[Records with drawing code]

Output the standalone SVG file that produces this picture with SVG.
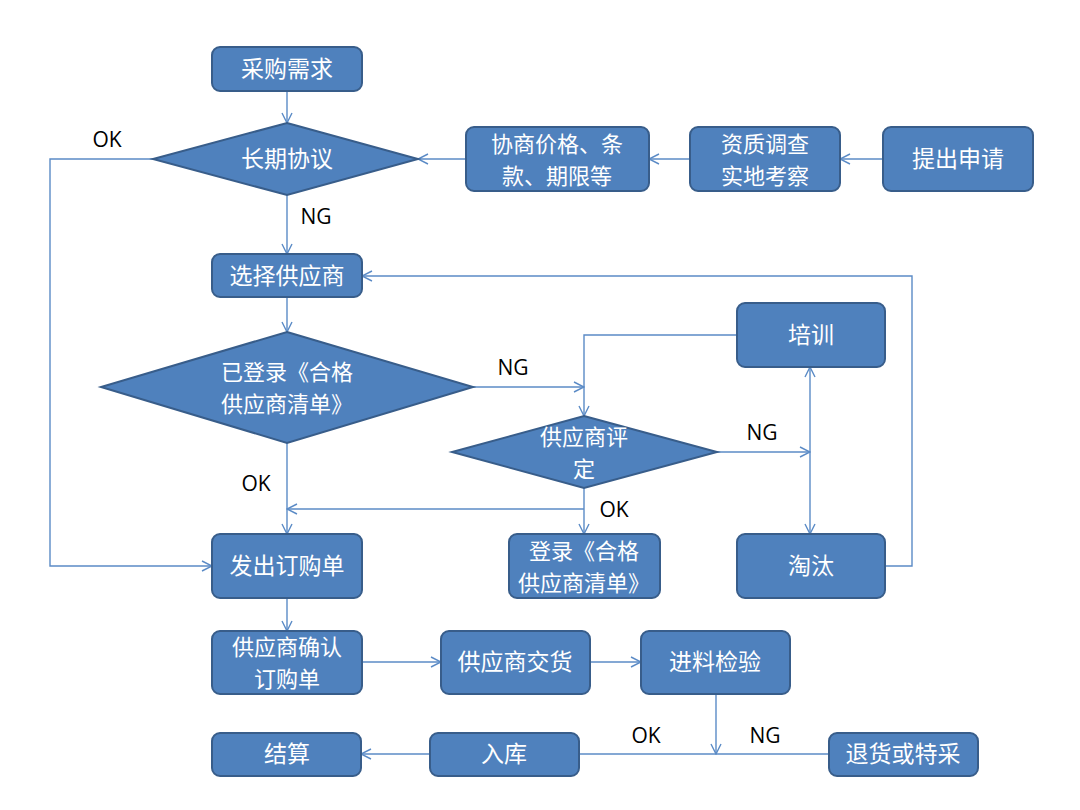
<svg xmlns="http://www.w3.org/2000/svg" width="1080" height="810" viewBox="0 0 1080 810">
<defs>
<style>
.box{fill:#4F81BD;stroke:#385D8A;stroke-width:2}
.t{fill:#fff;font-family:"Noto Sans CJK SC","Noto Sans",sans-serif;font-size:23px;text-anchor:middle;dominant-baseline:central}
.t2{font-size:22px}
.lbl{fill:#000;font-family:"Open Sans","Liberation Sans",sans-serif;font-size:21px;text-anchor:middle;dominant-baseline:central}
.c{fill:none;stroke:#5B8BC6;stroke-width:1.4}
</style>
<marker id="a" viewBox="0 0 12 12" refX="11" refY="6" markerWidth="12" markerHeight="12" markerUnits="userSpaceOnUse" orient="auto">
<path d="M1,1 L11,6 L1,11" fill="none" stroke="#5B8BC6" stroke-width="1.4"/>
</marker>
</defs>
<rect width="1080" height="810" fill="#fff"/>
<g id="connectors">
<path class="c" d="M287,91 V123" marker-end="url(#a)"/>
<path class="c" d="M287,195 V254" marker-end="url(#a)"/>
<path class="c" d="M466,159 H418" marker-end="url(#a)"/>
<path class="c" d="M690,159 H649" marker-end="url(#a)"/>
<path class="c" d="M883,159 H840" marker-end="url(#a)"/>
<path class="c" d="M153,159 H50 V566 H212" marker-end="url(#a)"/>
<path class="c" d="M287,297 V332" marker-end="url(#a)"/>
<path class="c" d="M287,443 V534" marker-end="url(#a)"/>
<path class="c" d="M473,387 H584" marker-end="url(#a)"/>
<path class="c" d="M737,335 H584 V416" marker-end="url(#a)"/>
<path class="c" d="M717,452 H810" marker-end="url(#a)"/>
<path class="c" d="M810,452 V367" marker-end="url(#a)"/>
<path class="c" d="M810,452 V534" marker-end="url(#a)"/>
<path class="c" d="M584,488 V534" marker-end="url(#a)"/>
<path class="c" d="M584,509 H287" marker-end="url(#a)"/>
<path class="c" d="M885,566 H912 V276 H362" marker-end="url(#a)"/>
<path class="c" d="M287,598 V631" marker-end="url(#a)"/>
<path class="c" d="M362,662 H441" marker-end="url(#a)"/>
<path class="c" d="M590,662 H641" marker-end="url(#a)"/>
<path class="c" d="M716,694 V754" marker-end="url(#a)"/>
<path class="c" d="M579,754 H829"/>
<path class="c" d="M430,754 H361" marker-end="url(#a)"/>
</g>
<g id="labels">
<text class="lbl" x="107" y="139">OK</text>
<text class="lbl" x="316" y="216">NG</text>
<text class="lbl" x="513" y="367">NG</text>
<text class="lbl" x="256" y="483">OK</text>
<text class="lbl" x="762" y="432">NG</text>
<text class="lbl" x="614" y="509">OK</text>
<text class="lbl" x="646" y="735">OK</text>
<text class="lbl" x="765" y="735">NG</text>
</g>
<g id="n1"><rect class="box" x="212" y="47" width="150" height="44" rx="8"/><text class="t" x="287" y="67">采购需求</text></g>
<g id="n2"><polygon class="box" points="287,123 418,159 287,195 153,159"/><text class="t" x="287" y="157">长期协议</text></g>
<g id="n3"><rect class="box" x="466" y="127" width="183" height="64" rx="8"/><text class="t t2"><tspan x="557" y="141.5">协商价格、条</tspan><tspan x="557" y="173.5">款、期限等</tspan></text></g>
<g id="n4"><rect class="box" x="690" y="127" width="150" height="64" rx="8"/><text class="t t2"><tspan x="765" y="141.5">资质调查</tspan><tspan x="765" y="173.5">实地考察</tspan></text></g>
<g id="n5"><rect class="box" x="883" y="127" width="150" height="64" rx="8"/><text class="t" x="958" y="157">提出申请</text></g>
<g id="n6"><rect class="box" x="212" y="254" width="150" height="43" rx="8"/><text class="t" x="287" y="274">选择供应商</text></g>
<g id="n7"><polygon class="box" points="287,332 473,387 287,443 101,387"/><text class="t t2"><tspan x="287" y="369.5">已登录《合格</tspan><tspan x="287" y="401.5">供应商清单》</tspan></text></g>
<g id="n8"><rect class="box" x="737" y="303" width="148" height="64" rx="8"/><text class="t" x="811" y="333">培训</text></g>
<g id="n9"><polygon class="box" points="584,416 717,452 584,488 452,452"/><text class="t t2"><tspan x="584" y="434.5">供应商评</tspan><tspan x="584" y="466.5">定</tspan></text></g>
<g id="n10"><rect class="box" x="509" y="534" width="151" height="64" rx="8"/><text class="t t2"><tspan x="584" y="548.5">登录《合格</tspan><tspan x="584" y="580.5">供应商清单》</tspan></text></g>
<g id="n11"><rect class="box" x="737" y="534" width="148" height="64" rx="8"/><text class="t" x="811" y="564">淘汰</text></g>
<g id="n12"><rect class="box" x="212" y="534" width="150" height="64" rx="8"/><text class="t" x="287" y="564">发出订购单</text></g>
<g id="n13"><rect class="box" x="212" y="631" width="150" height="63" rx="8"/><text class="t t2"><tspan x="287" y="644.5">供应商确认</tspan><tspan x="287" y="676.5">订购单</tspan></text></g>
<g id="n14"><rect class="box" x="441" y="631" width="149" height="63" rx="8"/><text class="t" x="515" y="660">供应商交货</text></g>
<g id="n15"><rect class="box" x="641" y="631" width="149" height="63" rx="8"/><text class="t" x="715" y="660">进料检验</text></g>
<g id="n16"><rect class="box" x="212" y="733" width="149" height="43" rx="8"/><text class="t" x="287" y="752">结算</text></g>
<g id="n17"><rect class="box" x="430" y="733" width="149" height="43" rx="8"/><text class="t" x="504" y="752">入库</text></g>
<g id="n18"><rect class="box" x="829" y="733" width="149" height="43" rx="8"/><text class="t" x="903" y="752">退货或特采</text></g>
</svg>
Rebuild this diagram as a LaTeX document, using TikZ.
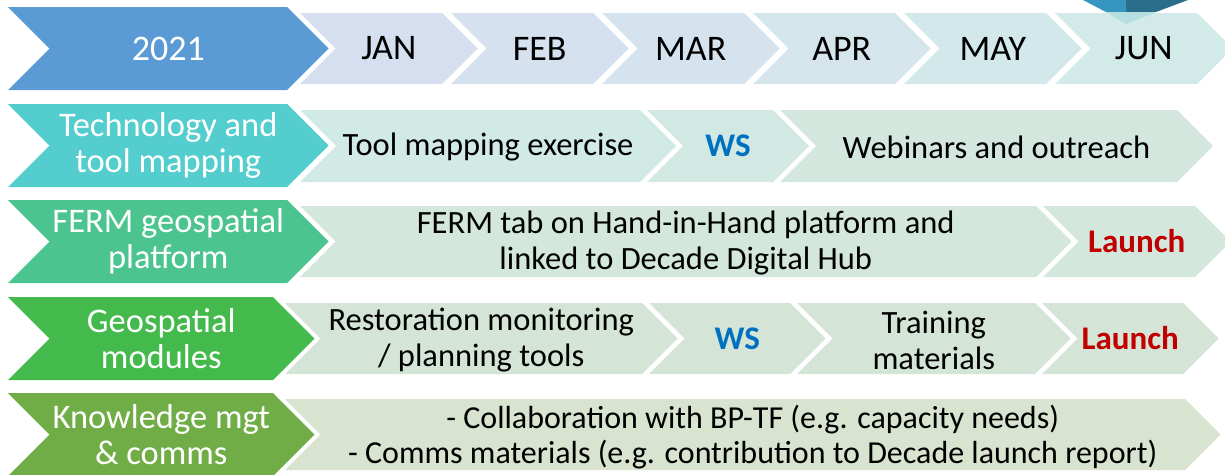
\documentclass[tikz,border=0pt]{standalone}
\usepackage{fontspec}
\setmainfont{Carlito}

\definecolor{yearblue}{HTML}{5B9BD5}
\definecolor{janc}{HTML}{D5DFEF}
\definecolor{febc}{HTML}{D5E1EE}
\definecolor{marc}{HTML}{D4E3ED}
\definecolor{aprc}{HTML}{D4E6EC}
\definecolor{mayc}{HTML}{D3E8EA}
\definecolor{junc}{HTML}{D2EAE8}
\definecolor{techc}{HTML}{53CDCD}
\definecolor{fermc}{HTML}{4CC48F}
\definecolor{geoc}{HTML}{44BA4D}
\definecolor{kmc}{HTML}{70AD47}
\definecolor{rowtwoa}{HTML}{D2EAE5}
\definecolor{rowtwob}{HTML}{D2E8E2}
\definecolor{rowtwoc}{HTML}{D3E7DF}
\definecolor{rowthree}{HTML}{D3E7DC}
\definecolor{rowfour}{HTML}{D4E5D7}
\definecolor{rowfive}{HTML}{D8E3D0}
\definecolor{wsblue}{HTML}{0070C0}
\definecolor{launchred}{HTML}{C00000}
\definecolor{iconlight}{HTML}{3596BF}
\definecolor{icondark}{HTML}{2B6E8C}
\definecolor{iconshade}{HTML}{B6DDE0}

% chevron: #1 name, #2 left, #3 right (top corners), #4 top, #5 bottom,
% #6 fill, #7 text style, #8 text
\newcommand\chev[8]{%
  \fill[#6] (#2,#4) -- (#3,#4) -- ({#3+(#5-#4)/2},{(#4+#5)/2})
    -- (#3,#5) -- (#2,#5) -- ({#2+(#5-#4)/2},{(#4+#5)/2}) -- cycle;
  \node[#7] (#1) at ({(#2+#3+(#5-#4)/2)/2},{(#4+#5)/2}) {#8};%
}

\tikzset{
  headtext/.style={font=\fontsize{36}{38}\selectfont, text=black, inner sep=0pt},
  yeartext/.style={headtext, text=white},
  lbltext/.style={font=\fontsize{34.5}{36}\selectfont, text=white, align=center, inner sep=0pt},
  bodytext/.style={font=\fontsize{32.5}{36}\selectfont, text=black, align=center, inner sep=0pt, yshift=-1.5pt},
  smalltext/.style={font=\fontsize{32}{35}\selectfont, text=black, align=center, inner sep=0pt, yshift=-2.5pt},
  wstext/.style={font=\fontsize{33}{36}\selectfont\bfseries, text=wsblue, inner sep=0pt},
  launchtext/.style={font=\fontsize{33}{36}\selectfont\bfseries, text=launchred, inner sep=0pt},
}

\begin{document}
\begin{tikzpicture}[x=1pt,y=-1pt]
\useasboundingbox (0,0) rectangle (1225,474);
\clip (0,0) rectangle (1225,474);

% header row
\chev{year}{8}{287}{7}{90}{yearblue}{yeartext}{2021}
\chev{jan}{300}{442}{13}{84}{janc}{headtext}{JAN}
\chev{feb}{451}{593}{13}{84}{febc}{headtext}{FEB}
\chev{mar}{602}{744}{13}{84}{marc}{headtext}{MAR}
\chev{apr}{753}{895}{13}{84}{aprc}{headtext}{APR}
\chev{may}{904}{1046}{13}{84}{mayc}{headtext}{MAY}
\chev{jun}{1055}{1197}{13}{84}{junc}{headtext}{JUN}

% technology and tool mapping
\chev{tech}{8}{287}{104}{187}{techc}{lbltext}{Technology and\\tool mapping}
\chev{toolmap}{300}{640}{110}{182}{rowtwoa}{bodytext}{Tool mapping exercise}
\chev{wsone}{647}{773}{110}{182}{rowtwob}{wstext}{WS}
\chev{webinar}{780}{1177}{110}{182}{rowtwoc}{bodytext}{Webinars and outreach}

% FERM geospatial platform
\chev{ferm}{8}{287}{200}{283}{fermc}{lbltext}{FERM geospatial\\platform}
\chev{fermtab}{300}{1036}{206}{277}{rowthree}{bodytext}{FERM tab on Hand-in-Hand platform and\\linked to Decade Digital Hub}
\chev{launchone}{1043}{1195}{206}{277}{rowthree}{launchtext}{Launch}

% geospatial modules
\chev{geo}{8}{273}{297}{380}{geoc}{lbltext}{Geospatial\\modules}
\chev{restore}{285}{642}{303}{374}{rowfour}{bodytext}{Restoration monitoring\\/ planning tools}
\chev{wstwo}{649}{790}{303}{374}{rowfour}{wstext}{WS}
\chev{training}{797}{1035}{303}{374}{rowfour}{bodytext}{Training\\materials}
\chev{launchtwo}{1042}{1183}{303}{374}{rowfour}{launchtext}{Launch}

% knowledge management and communications
\chev{km}{8}{273}{393}{476}{kmc}{lbltext}{Knowledge mgt\\\& comms}
\chev{comms}{285}{1185}{399}{470}{rowfive}{smalltext}{- Collaboration with BP-TF (e.g. capacity needs)\\- Comms materials (e.g. contribution to Decade launch report)}

% corner icon
\fill[iconlight] (1083,0) -- (1126,0) -- (1126,12) -- (1106,12) -- cycle;
\fill[icondark] (1126,0) -- (1188,0) -- (1156,12) -- (1126,12) -- cycle;
\fill[iconshade] (1106,12) -- (1156,12) -- (1126,24) -- cycle;
\end{tikzpicture}
\end{document}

→ EXERCISE DETAILS: Look through the lines above and collect those with the word "this".

→ RESPONSE TO THE TASK:
Output the standalone SVG file that produces this picture with SVG.
Rebuild this diagram as a LaTeX document, using TikZ.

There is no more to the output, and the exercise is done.